What would he say now of his fall? Yet many times this is exactly what happens with each of us. Sometimes we see the revealed good, and other times, it is hidden - but it does exist (somewhere!) If we're only patient enough to look for it - or to examine ourselves and objectively see where we stand with things, we might actually see the good in everything. Strange but true!

But not only does the Rambam state that no harm will come to a person from giving Tzeddakah, but more so, G-d will actually give a person even more! Mercy has a strange way of working. When we give of it just a little below - G-d awakens much more above. And although we may not always see it, it is certainly happening - right before our eyes. One may well remember a time that one went through a "Stop" sign without not only being noticed, but not encountering another car. Yet we often fail to notice the "small" miracles... But they happen.

The Rambam points out though - that for a Jew - the natural thing is to act kindly - to give Tzeddakah when it's always needed. To think that a Jew can think anything less than this, would be to seriously have to consider if in fact he is a Jew!

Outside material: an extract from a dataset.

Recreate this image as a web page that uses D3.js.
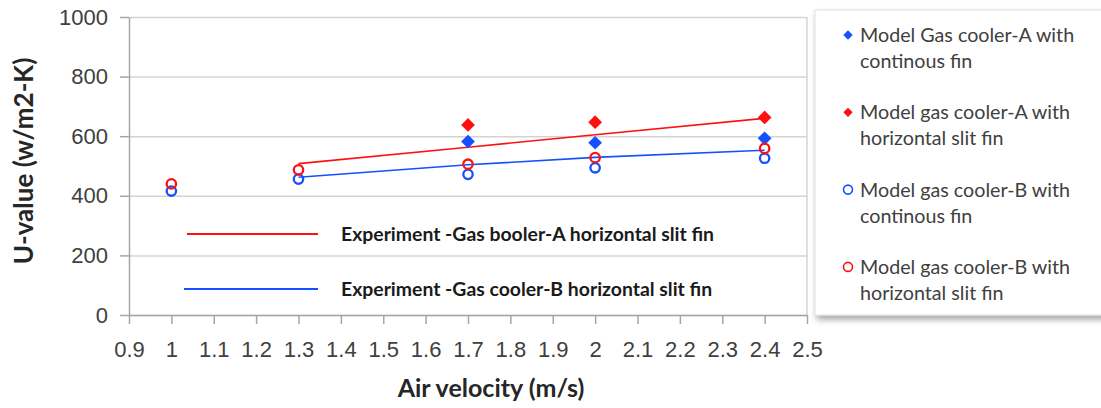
<!DOCTYPE html>
<html>
<head>
<meta charset="utf-8">
<script src="https://cdn.jsdelivr.net/npm/d3@7"></script>
<style>
  body { margin: 0; background: #fff; }
  svg { display: block; font-family: Lato, "Open Sans", sans-serif; }
  .grid line { stroke: #d4d4d4; stroke-width: 1.5; }
  .grid path { display: none; }
  .axis path, .axis line { stroke: #a6a6a6; stroke-width: 1.5; }
  .axis text { fill: #404040; font-size: 22px; }
</style>
</head>
<body>
<svg id="chart" width="1101" height="408"></svg>
<script>
// values
var xTicks = [0.9, 1, 1.1, 1.2, 1.3, 1.4, 1.5, 1.6, 1.7, 1.8, 1.9, 2, 2.1, 2.2, 2.3, 2.4, 2.5];
var yTicks = [0, 200, 400, 600, 800, 1000];

var velocity = [1.0, 1.3, 1.7, 2.0, 2.4];
var modelA_cont = [null, null, 582, 578, 593];   // blue diamonds
var modelA_slit = [null, null, 638, 647, 663];   // red diamonds
var modelB_cont = [416, 456, 472, 494, 526];     // blue circles
var modelB_slit = [440, 487, 506, 528, 559];     // red circles
var expA_slit = [null, 508, 563, 605, 660];      // red line
var expB_slit = [null, 462, 504, 529, 553];      // blue line

var RED = "#ff1010", BLUE = "#1450ff";

var svg = d3.select("#chart");
var pLeft = 129, pRight = 807, pTop = 17, pBottom = 315;

var x = d3.scaleLinear().domain([0.9, 2.5]).range([pLeft, pRight]);
var y = d3.scaleLinear().domain([0, 1000]).range([pBottom, pTop]);

function pts(vals) {
    return velocity.map(function (v, i) { return { x: v, y: vals[i] }; })
        .filter(function (d) { return d.y != null; });
}

// gridlines
svg.append("g").attr("class", "grid")
    .attr("transform", "translate(" + pLeft + ",0)")
    .call(d3.axisLeft(y).tickValues(yTicks).tickSize(-(pRight - pLeft)).tickFormat(""));
svg.append("line")
    .attr("x1", pRight).attr("x2", pRight).attr("y1", pTop).attr("y2", pBottom)
    .attr("stroke", "#d4d4d4").attr("stroke-width", 1.5);

// axes
svg.append("g").attr("class", "axis")
    .attr("transform", "translate(" + pLeft + ",0)")
    .call(d3.axisLeft(y).tickValues(yTicks).tickSizeInner(9).tickSizeOuter(0).tickPadding(12)
        .tickFormat(function (d) { return String(d); }));
svg.append("g").attr("class", "axis")
    .attr("transform", "translate(0," + pBottom + ")")
    .call(d3.axisBottom(x).tickValues(xTicks).tickSizeInner(9).tickSizeOuter(0).tickPadding(17)
        .tickFormat(function (d) { return String(d); }));

// axis titles
svg.append("text")
    .attr("transform", "translate(33,161) rotate(-90)")
    .attr("text-anchor", "middle")
    .style("font-size", "26px").style("font-weight", "bold").style("fill", "#262626")
    .text("U-value (w/m2-K)");
svg.append("text")
    .attr("x", 491).attr("y", 397)
    .attr("text-anchor", "middle")
    .style("font-size", "25px").style("font-weight", "bold").style("fill", "#262626")
    .text("Air velocity (m/s)");

// experiment lines
var line = d3.line().x(function (d) { return x(d.x); }).y(function (d) { return y(d.y); });
svg.append("path").datum(pts(expA_slit))
    .attr("d", line).attr("fill", "none").attr("stroke", RED).attr("stroke-width", 1.6);
svg.append("path").datum(pts(expB_slit))
    .attr("d", line).attr("fill", "none").attr("stroke", BLUE).attr("stroke-width", 1.6);

// markers
var diamond = d3.symbol().type(d3.symbolDiamond2).size(120);
function drawDiamonds(vals, col) {
    svg.append("g").selectAll("path").data(pts(vals)).join("path")
        .attr("d", diamond)
        .attr("transform", function (d) { return "translate(" + x(d.x) + "," + y(d.y) + ")"; })
        .attr("fill", col);
}
function drawCircles(vals, col) {
    svg.append("g").selectAll("circle").data(pts(vals)).join("circle")
        .attr("cx", function (d) { return x(d.x); })
        .attr("cy", function (d) { return y(d.y); })
        .attr("r", 4.7)
        .attr("fill", "none").attr("stroke", col).attr("stroke-width", 2.3);
}
drawDiamonds(modelA_cont, BLUE);
drawDiamonds(modelA_slit, RED);
drawCircles(modelB_cont, BLUE);
drawCircles(modelB_slit, RED);

// legend inside plot for the experiment lines
var lineLegend = [
    { label: "Experiment -Gas booler-A horizontal slit fin", col: RED, x1: 187, y: 234 },
    { label: "Experiment -Gas cooler-B horizontal slit fin", col: BLUE, x1: 184, y: 289 }
];
lineLegend.forEach(function (d) {
    svg.append("line").attr("x1", d.x1).attr("x2", 318).attr("y1", d.y).attr("y2", d.y)
        .attr("stroke", d.col).attr("stroke-width", 2.2);
    svg.append("text").attr("x", 341).attr("y", d.y + 7)
        .style("font-size", "19.4px").style("font-weight", "bold").style("fill", "#1a1a1a")
        .text(d.label);
});

// side legend box
var defs = svg.append("defs");
var f = defs.append("filter").attr("id", "shadow").attr("x", "-10%").attr("y", "-10%")
    .attr("width", "130%").attr("height", "130%");
f.append("feDropShadow").attr("dx", 2).attr("dy", 4).attr("stdDeviation", 3)
    .attr("flood-color", "#000").attr("flood-opacity", 0.35);
svg.append("rect").attr("x", 815).attr("y", 10).attr("width", 300).attr("height", 305)
    .attr("fill", "#fff").attr("stroke", "#e0e0e0").attr("filter", "url(#shadow)");

var sideLegend = [
    { lines: ["Model Gas cooler-A with", "continous fin"], col: BLUE, shape: "diamond" },
    { lines: ["Model gas cooler-A with", "horizontal slit fin"], col: RED, shape: "diamond" },
    { lines: ["Model gas cooler-B with", "continous fin"], col: BLUE, shape: "circle" },
    { lines: ["Model gas cooler-B with", "horizontal slit fin"], col: RED, shape: "circle" }
];
var lg = svg.append("g").selectAll("g").data(sideLegend).join("g")
    .attr("transform", function (d, i) { return "translate(848," + (35 + i * 77.3) + ")"; });
lg.filter(function (d) { return d.shape === "diamond"; }).append("path")
    .attr("d", d3.symbol().type(d3.symbolDiamond2).size(55))
    .attr("fill", function (d) { return d.col; });
lg.filter(function (d) { return d.shape === "circle"; }).append("circle")
    .attr("r", 4.5).attr("fill", "none").attr("stroke-width", 1.6)
    .attr("stroke", function (d) { return d.col; });
lg.append("text")
    .style("font-size", "19.7px").style("fill", "#404040")
    .selectAll("tspan").data(function (d) { return d.lines; }).join("tspan")
    .attr("x", 12).attr("y", function (d, i) { return 7 + i * 26; })
    .text(function (d) { return d; });
</script>
</body>
</html>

A Jew undertands though that he has only another Jew to turn to. While we rely completely on G-d for everything, when it comes to practical efforts, we keep together and work together. We behave in ways that clearly shows that when we are in need of help - there is another Jew who will be there to help us.

But perhaps, instead of always saying - I hope one day that another Jew will help me, why not turn it around and hope to be that very Jew himself! There's no need to have to wait for Elijah the Prophet to appear before one helping one out in everything one needs. One can rather take the initiative and the role to be Elijah the Prophet himself, helping others when they most need it!

May our acts of kindness and love for our fellow man unite us all so that we may be deserving of the final redemption with the revelation of Moshiach and may we be redeemed immediately!